B
Brian Gideon
Yes, I call Close if it is available, Dispose if it is available and thenset the object to nothing
before it goes out of scope. As I see it, the only open item is whether or not to force garbage
collection.
There's no reason to set a reference variable to Nothing before it
goes out of scope. The object referenced by that variable will be
collected in the exact same manner whether or not the variable is set
to Nothing. In fact, what most people don't realize is that objects
referenced by local variables are actually eligible for collection
*before* the variable goes out of scope (assuming of course there are
no other references).
Consider this example.
Public Sub DoSomething()
Dim a As Object = New Object()
Dim b As Object = New Object()
PretendToUseObject(a)
PretendToUseObject(b)
b = Nothing
End Sub
Public Sub PretendToUseObject(ByVal x As Object)
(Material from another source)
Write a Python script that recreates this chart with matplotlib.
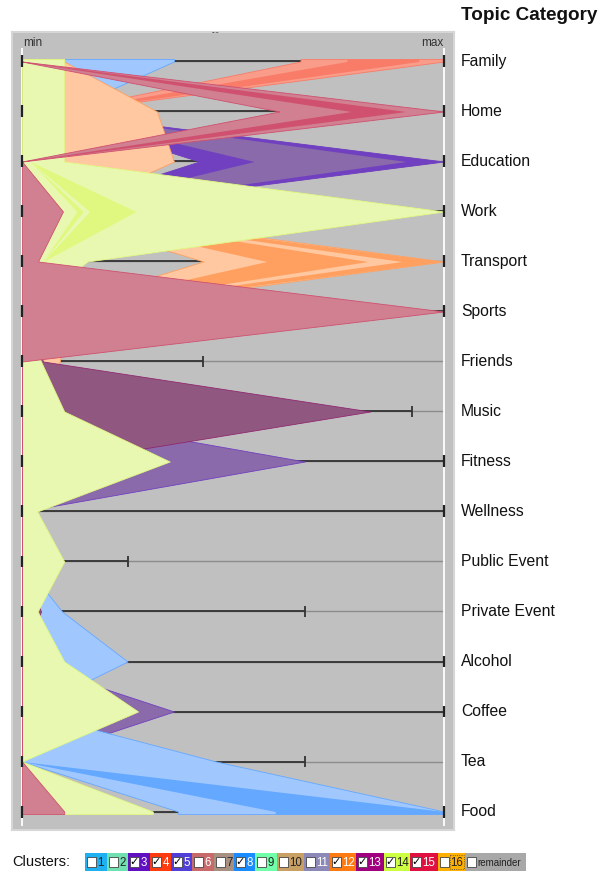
import numpy as np
import matplotlib
matplotlib.use("Agg")
import matplotlib.pyplot as plt
from matplotlib.patches import Rectangle

plt.rcParams['font.family'] = ['Liberation Sans', 'DejaVu Sans']

topics = ["Family", "Home", "Education", "Work", "Transport", "Sports", "Friends",
          "Music", "Fitness", "Wellness", "Public Event", "Private Event",
          "Alcohol", "Coffee", "Tea", "Food"]

# end of the black range line for each topic (0 = min, 1 = max)
range_end = [0.66, 0.61, 0.42, 1.0, 0.43, 1.0, 0.43, 0.925, 1.0, 1.0, 0.25, 0.67,
             1.0, 1.0, 0.67, 0.37]
range_tick = [0, 1, 1, 1, 0, 1, 1, 1, 1, 1, 1, 1, 1, 1, 1, 0]

# cluster profiles, lo/hi per topic (outer band light, inner bands dark)
c8_lo = [0, 0, 0, 0, 0, 0, 0, 0, 0, 0, 0, 0, 0, 0, 0, 0.37]
c8_hi = [0.36, 0.095, 0, 0, 0, 0, 0, 0, 0, 0, 0, 0.095, 0.25, 0.01, 0.46, 1.0]
c8_in_lo = [0, 0, 0, 0, 0, 0, 0, 0, 0, 0, 0, 0, 0, 0, 0, 0.6]
c8_in_hi = [0, 0, 0, 0, 0, 0, 0, 0, 0, 0, 0, 0, 0, 0, 0, 1.0]

c4_lo = [0.66, 0.08, 0, 0, 0, 0, 0, 0, 0, 0, 0, 0, 0, 0, 0, 0]
c4_hi = [1.0, 0.10, 0, 0, 0, 0, 0, 0, 0, 0, 0, 0, 0, 0, 0, 0]
c4_in_lo = [0.77, 0.09, 0, 0, 0, 0, 0, 0, 0, 0, 0, 0, 0, 0, 0, 0]
c4_in_hi = [0.94, 0.095, 0, 0, 0, 0, 0, 0, 0, 0, 0, 0, 0, 0, 0, 0]

c5_lo = [0, 0.05, 0.42, 0.05, 0, 0, 0, 0, 0, 0, 0, 0, 0, 0, 0, 0]
c5_hi = [0, 0.05, 1.0, 0.07, 0, 0, 0, 0, 0.67, 0, 0, 0, 0, 0.36, 0, 0]
c5_in1_lo = [0, 0.05, 0.42, 0.05, 0, 0, 0, 0, 0, 0, 0, 0, 0, 0, 0, 0]
c5_in1_hi = [0, 0.05, 0.55, 0.06, 0, 0, 0, 0, 0, 0, 0, 0, 0, 0, 0, 0]
c5_in2_lo = [0, 0.05, 0.91, 0.06, 0, 0, 0, 0, 0, 0, 0, 0, 0, 0, 0, 0]
c5_in2_hi = [0, 0.05, 1.0, 0.07, 0, 0, 0, 0, 0, 0, 0, 0, 0, 0, 0, 0]

c12_lo = [0, 0, 0, 0.04, 0.43, 0.04, 0, 0, 0, 0, 0, 0, 0, 0, 0, 0]
c12_hi = [0.10, 0.32, 0.36, 0.10, 1.0, 0.10, 0.09, 0, 0, 0, 0, 0, 0, 0, 0, 0]
c12_in1_lo = [0, 0, 0, 0.05, 0.58, 0.05, 0, 0, 0, 0, 0, 0, 0, 0, 0, 0]
c12_in1_hi = [0, 0, 0, 0.06, 0.82, 0.06, 0, 0, 0, 0, 0, 0, 0, 0, 0, 0]
c12_in2_lo = [0, 0, 0, 0.06, 0.90, 0.06, 0, 0, 0, 0, 0, 0, 0, 0, 0, 0]
c12_in2_hi = [0, 0, 0, 0.07, 1.0, 0.07, 0, 0, 0, 0, 0, 0, 0, 0, 0, 0]

c13_lo = [0] * 16
c13_hi = [0, 0, 0, 0, 0, 0, 0.05, 0.825, 0.10, 0, 0, 0.045, 0, 0, 0, 0]

c14_lo = [0] * 16
c14_hi = [0.10, 0.10, 0.10, 1.0, 0.155, 0, 0.045, 0.10, 0.35, 0.036, 0.10, 0.037,
          0.10, 0.275, 0, 0.31]
c14_in1_lo = [0, 0, 0.02, 0.16, 0.05, 0, 0, 0, 0, 0, 0, 0, 0, 0, 0, 0]
c14_in1_hi = [0, 0, 0.02, 0.27, 0.05, 0, 0, 0, 0, 0, 0, 0, 0, 0, 0, 0]
c14_in2_lo = [0, 0, 0.02, 0.13, 0.05, 0, 0, 0, 0, 0, 0, 0, 0, 0, 0, 0]
c14_in2_hi = [0, 0, 0.02, 0.145, 0.05, 0, 0, 0, 0, 0, 0, 0, 0, 0, 0, 0]

c15_lo = [0, 0.61, 0, 0, 0, 0, 0, 0, 0, 0, 0, 0, 0, 0, 0, 0]
c15_hi = [0, 1.0, 0, 0.097, 0.038, 1.0, 0, 0, 0, 0, 0, 0, 0, 0, 0, 0.10]
c15_in_lo = [0, 0.78, 0, 0, 0, 0, 0, 0, 0, 0, 0, 0, 0, 0, 0, 0]
c15_in_hi = [0, 0.91, 0, 0, 0, 0, 0, 0, 0, 0, 0, 0, 0, 0, 0, 0]

# drawing order, bottom to top: (light colour, dark colour, bands)
clusters = [
    ("#fa9c8a", "#f87c68", [(c4_lo, c4_hi), (c4_in_lo, c4_in_hi)]),
    ("#8a6aaa", "#7040c0", [(c5_lo, c5_hi), (c5_in1_lo, c5_in1_hi), (c5_in2_lo, c5_in2_hi)]),
    ("#a0c8ff", "#64a8ff", [(c8_lo, c8_hi), (c8_in_lo, c8_in_hi)]),
    ("#ffc8a0", "#ffa060", [(c12_lo, c12_hi), (c12_in1_lo, c12_in1_hi), (c12_in2_lo, c12_in2_hi)]),
    ("#905880", "#902870", [(c13_lo, c13_hi)]),
    ("#e8f8b0", "#e0f880", [(c14_lo, c14_hi), (c14_in1_lo, c14_in1_hi), (c14_in2_lo, c14_in2_hi)]),
    ("#d08090", "#d05070", [(c15_lo, c15_hi), (c15_in_lo, c15_in_hi)]),
]

# legend of the cluster selector
legend_labels = ["1", "2", "3", "4", "5", "6", "7", "8", "9", "10", "11", "12", "13",
                 "14", "15", "16", "remainder"]
legend_colors = ["#1eb0f0", "#70e0b0", "#6010c0", "#ff3c10", "#5040d8", "#c86a6a",
                 "#a89080", "#1a8cff", "#70ffa8", "#c8a064", "#8c88b8", "#ff7a10",
                 "#a00080", "#ccff40", "#e01040", "#ffb000", "#a8a8a8"]
legend_checked = [0, 0, 1, 1, 1, 0, 0, 1, 0, 0, 0, 1, 1, 1, 1, 0, 0]
legend_white_text = [0, 0, 1, 1, 1, 1, 0, 1, 0, 0, 1, 1, 1, 0, 1, 0, 0]

W, H = 609, 872
fig = plt.figure(figsize=(W / 100, H / 100), dpi=100)
fig.patch.set_facecolor("white")

# main panel: x in [min, max] -> pixels 22..444, topics every 50 px from y=61
px0, px1, py_top, py_bot = 12, 454, 32, 830
ax = fig.add_axes([px0 / W, 1 - py_bot / H, (px1 - px0) / W, (py_bot - py_top) / H])
ax.set_facecolor("#c0c0c0")
ax.set_xlim((px0 - 22) / 422, (px1 - 22) / 422)
ax.set_ylim((py_bot - 61.5) / 50, (py_top - 61.5) / 50)
ax.set_xticks([])
ax.set_yticks([])
for s in ax.spines.values():
    s.set_color("#d6d6d6")
    s.set_linewidth(1.5)

y = np.arange(len(topics))
# profiles get a short flat cap above the first and below the last topic
yy = np.concatenate([[-0.05], y, [len(topics) - 1 + 0.05]])

# range lines
ends = np.array(range_end)
ticks = np.array(range_tick, dtype=bool)
ax.hlines(y, 0, 1, color="#8c8c8c", lw=1.0, zorder=1)
ax.hlines(y, 0, ends, color="#333333", lw=1.3, zorder=2)
ax.vlines(ends[ticks], y[ticks] - 0.11, y[ticks] + 0.11, color="#333333", lw=1.3, zorder=2)
ax.vlines([0, 1], -0.26, 15.28, color="white", lw=1.3, zorder=1.5)

z = 3
for light, dark, bands in clusters:
    for k, (lo, hi) in enumerate(bands):
        lo_e = np.concatenate([[lo[0]], lo, [lo[-1]]])
        hi_e = np.concatenate([[hi[0]], hi, [hi[-1]]])
        ax.fill_betweenx(yy, lo_e, hi_e, facecolor=light if k == 0 else dark,
                         edgecolor=dark, lw=0.6 if k == 0 else 0, zorder=z)
        z += 1

# axis ticks on top
ax.vlines(np.zeros(len(y)), y - 0.12, y + 0.12, color="#222222", lw=1.6, zorder=50)
top = np.max([np.max([hi for _, hi in b], axis=0) for _, _, b in clusters], axis=0)
at_max = y[(top >= 0.999) | (ends >= 0.999)]
ax.vlines(np.ones(len(at_max)), at_max - 0.12, at_max + 0.12, color="#222222", lw=1.6, zorder=50)

ax.text(0.002, -0.36, "min", ha="left", va="center", fontsize=8.5, color="#333333")
ax.text(0.998, -0.36, "max", ha="right", va="center", fontsize=8.5, color="#333333")
ax.text(0.455, (30 - 61.5) / 50, "τ₀", ha="center", va="center", fontsize=8,
        color="#444444", family=["DejaVu Sans"], clip_on=True)

xl = (461 - 22) / 422
for i, t in enumerate(topics):
    ax.text(xl, i, t, ha="left", va="center", fontsize=11.3, color="#111111", clip_on=False)
ax.text(xl, (16 - 61.5) / 50, "Topic Category", ha="left", va="center", fontsize=13.6,
        fontweight="bold", color="#111111", clip_on=False)

# cluster legend strip
lax = fig.add_axes([0, 0, 1, 40 / H])
lax.set_xlim(0, W)
lax.set_ylim(40, 0)
lax.axis("off")
lax.text(12, 30, "Clusters:", ha="left", va="center", fontsize=10.5, color="#111111")
box_w = [22, 21, 22, 21, 21, 22, 20, 21, 22, 27, 26, 26, 28, 26, 28, 27, 61]
x = 85
for lab, col, chk, wt, bw in zip(legend_labels, legend_colors, legend_checked,
                                  legend_white_text, box_w):
    lax.add_patch(Rectangle((x, 21), bw, 18, facecolor=col, edgecolor="none"))
    lax.add_patch(Rectangle((x + 2, 25), 9, 10, facecolor="white", edgecolor="#444444", lw=0.6))
    if chk:
        lax.text(x + 6.5, 30, "✓", ha="center", va="center", fontsize=8,
                 color="black", family=["DejaVu Sans"])
    lax.text(x + 12.5, 30.5, lab, ha="left", va="center",
             fontsize=8.3 if lab != "remainder" else 7,
             color="white" if wt else "#222222")
    if lab == "16":
        lax.add_patch(Rectangle((x + 11.5, 23), bw - 13, 14, facecolor="none",
                                edgecolor="#444444", lw=0.6, ls=":"))
    x += bw

fig.savefig("out.png", dpi=100)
Console.WriteLine("I'm not doing anything with x.")
End Sub
The conventional wisdom is that the objects referenced by 'a' and 'b'
are eligible once DoSomething exits. But, that's not the case. In
reality, the object referenced by 'a' is eligible immediately after
the first call to PretendToUseObject is invoked and even before
PretendToUseObject even completes. The reason is because the GC is
smart enough to know that 'a' is never used after being passed as a
parameter to another method. Now, using that logic we applied to 'a'
you can see that 'b' is eligible before it is assigned to Nothing.